The Go-to-Market Strategy

When putting together a go-to-market strategy for new value propositions, it’s good to ask questions such as: who is likely to buy, what would they buy, how to reach them, and where is best to promote the value proposition?

Who?

As a first step of implementing an effective go-to-market strategy, defining the target market for an offering is a prerequisite. In how many ways can the market be segmented?

Depending on the nature of the new value proposition and how much of a breakthrough is being launched, the target market can be defined in various ways. It could, for example, target completely new customer segments, or existing ones with new emphases.

Ultimately, it’s about the product and what benefits it provides the customer, as well as the characteristics of each target market segment. The hard part is to find out where the best fit is between the market and the product.

What?

Next, the focus should be on the value proposition itself, and how it will benefit the intended users. It’s extremely important to think about the whole solution of the value proposition. Are the end-users supposed to buy the whole solution or part of it?

Without delivering a whole solution, end-users will require unimpeded access to other parts as well, before buying into the value proposition. In other words, partnerships are needed to form a network which can deliver the whole solution. This can be partners who provide after-sale service and support, installation, value added services, etc.

How?

Once realising appropriate target segments and what value proposition to launch, it’s time to find ways of how to connect the two. Sometimes, good options may seem limited but there are many different channel strategies available. This can be through direct channels such as e-commerce or personal selling.
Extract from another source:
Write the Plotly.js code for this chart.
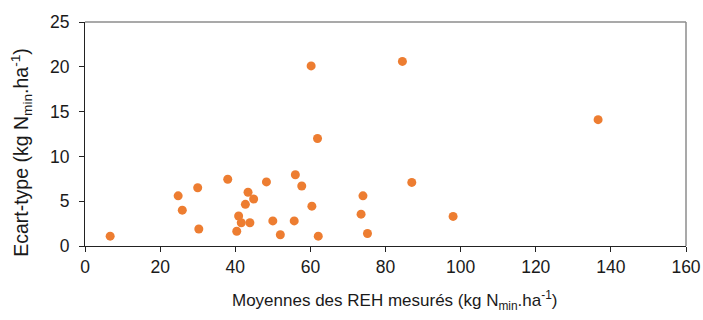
<!DOCTYPE html>
<html>
<head>
<meta charset="utf-8">
<script src="https://cdn.plot.ly/plotly-3.0.1.min.js"></script>
<style>
  html, body { margin: 0; padding: 0; background: #fff; }
  #chart { width: 703px; height: 320px; }
</style>
</head>
<body>
<div id="chart"></div>
<script>
// Mean measured REH (kg Nmin/ha) per site
const moyennes = [6.7, 24.8, 25.9, 30.0, 30.3, 38.0, 40.4, 40.9, 41.6, 42.7,
  43.4, 43.9, 44.9, 48.3, 50.0, 52.0, 55.7, 56.0, 57.7, 60.2,
  60.4, 61.9, 62.1, 73.5, 74.0, 75.2, 84.5, 87.0, 98.0, 136.6];
// Standard deviation (kg Nmin/ha) per site
const ecartTypes = [1.1, 5.6, 4.0, 6.5, 1.9, 7.45, 1.65, 3.35, 2.6, 4.65,
  6.0, 2.6, 5.25, 7.15, 2.8, 1.25, 2.8, 7.95, 6.7, 20.1,
  4.45, 12.0, 1.1, 3.55, 5.6, 1.4, 20.6, 7.1, 3.3, 14.1];

const xTicks = [0, 20, 40, 60, 80, 100, 120, 140, 160];
const yTicks = [0, 5, 10, 15, 20, 25];

const family = 'Liberation Sans, Arial, sans-serif';
const tickFont = { family: family, size: 17.5, color: '#1a1a1a' };
const xTitleFont = { family: family, size: 17, color: '#1a1a1a' };
const yTitleFont = { family: family, size: 19.5, color: '#1a1a1a' };

const trace = {
  x: moyennes,
  y: ecartTypes,
  type: 'scatter',
  mode: 'markers',
  marker: { color: '#ed7d31', size: 9 },
  hoverinfo: 'x+y'
};

const layout = {
  width: 703,
  height: 320,
  margin: { l: 85, r: 17, t: 22, b: 74 },
  paper_bgcolor: '#ffffff',
  plot_bgcolor: '#ffffff',
  font: tickFont,
  showlegend: false,
  xaxis: {
    range: [0, 160],
    tickvals: xTicks,
    ticktext: xTicks.map(String),
    showgrid: false,
    zeroline: false,
    showline: true,
    linecolor: '#222',
    linewidth: 1,
    ticks: 'outside',
    ticklen: 5,
    tickcolor: '#222',
    tickfont: tickFont
  },
  yaxis: {
    range: [0, 25],
    tickvals: yTicks,
    ticktext: yTicks.map(String),
    showgrid: false,
    zeroline: false,
    showline: true,
    linecolor: '#222',
    linewidth: 1,
    ticks: 'outside',
    ticklen: 5,
    ticklabelstandoff: 6,
    tickcolor: '#222',
    tickfont: tickFont
  },
  annotations: [
    // x-axis title
    {
      text: 'Moyennes des REH mesurés (kg N<sub>min</sub>.ha<sup>-1</sup>)',
      xref: 'paper', yref: 'paper',
      x: 0.516, y: -0.245,
      xanchor: 'center', yanchor: 'middle',
      showarrow: false,
      font: xTitleFont
    },
    // y-axis title
    {
      text: 'Ecart-type (kg N<sub>min</sub>.ha<sup>-1</sup>)',
      xref: 'paper', yref: 'paper',
      x: -0.105, y: 0.42,
      xanchor: 'center', yanchor: 'middle',
      textangle: -90,
      showarrow: false,
      font: yTitleFont
    }
  ],
  shapes: [
    // top and right frame edges in grey
    { type: 'line', xref: 'paper', yref: 'paper', x0: 0, x1: 1, y0: 1, y1: 1,
      line: { color: '#8c8c8c', width: 1.5 } },
    { type: 'line', xref: 'paper', yref: 'paper', x0: 1, x1: 1, y0: 0, y1: 1,
      line: { color: '#8c8c8c', width: 1.5 } }
  ]
};

Plotly.newPlot('chart', [trace], layout, { displayModeBar: false, staticPlot: true });
</script>
</body>
</html>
As well, through indirect channels such as retailers (both online and offline), distributors, reps, etc.

The more indirect the channel is, the more distant the organisation is from its end-user. This can be problematic because the organisation risks losing touch with customers and their needs. Rather, they should consider how to strengthen the trust, and build a close relationship, if possible.

Where?

The final area to be covered, as a part of the go-to-market strategy, is the matter of promotion. The promotion planning should be based on similar characteristics that make up the target market.

So, where to promote the value proposition, in order to effectively cater to the target market? The focus should be on reaching decision makers with PR activities, word of mouth, social media, advertisements, etc.

When All Is Said and Done

Organisations (or individuals) should put emphasis on making a quality, realistic, rational, and fairly simple go-to-market strategy. As well, they should preferably, have the “right” team to execute on it.

Having this will hopefully be enough to get the necessary funding and start generating a cash flow. But usually, it doesn’t work out as planned, so make some adjustments and try again!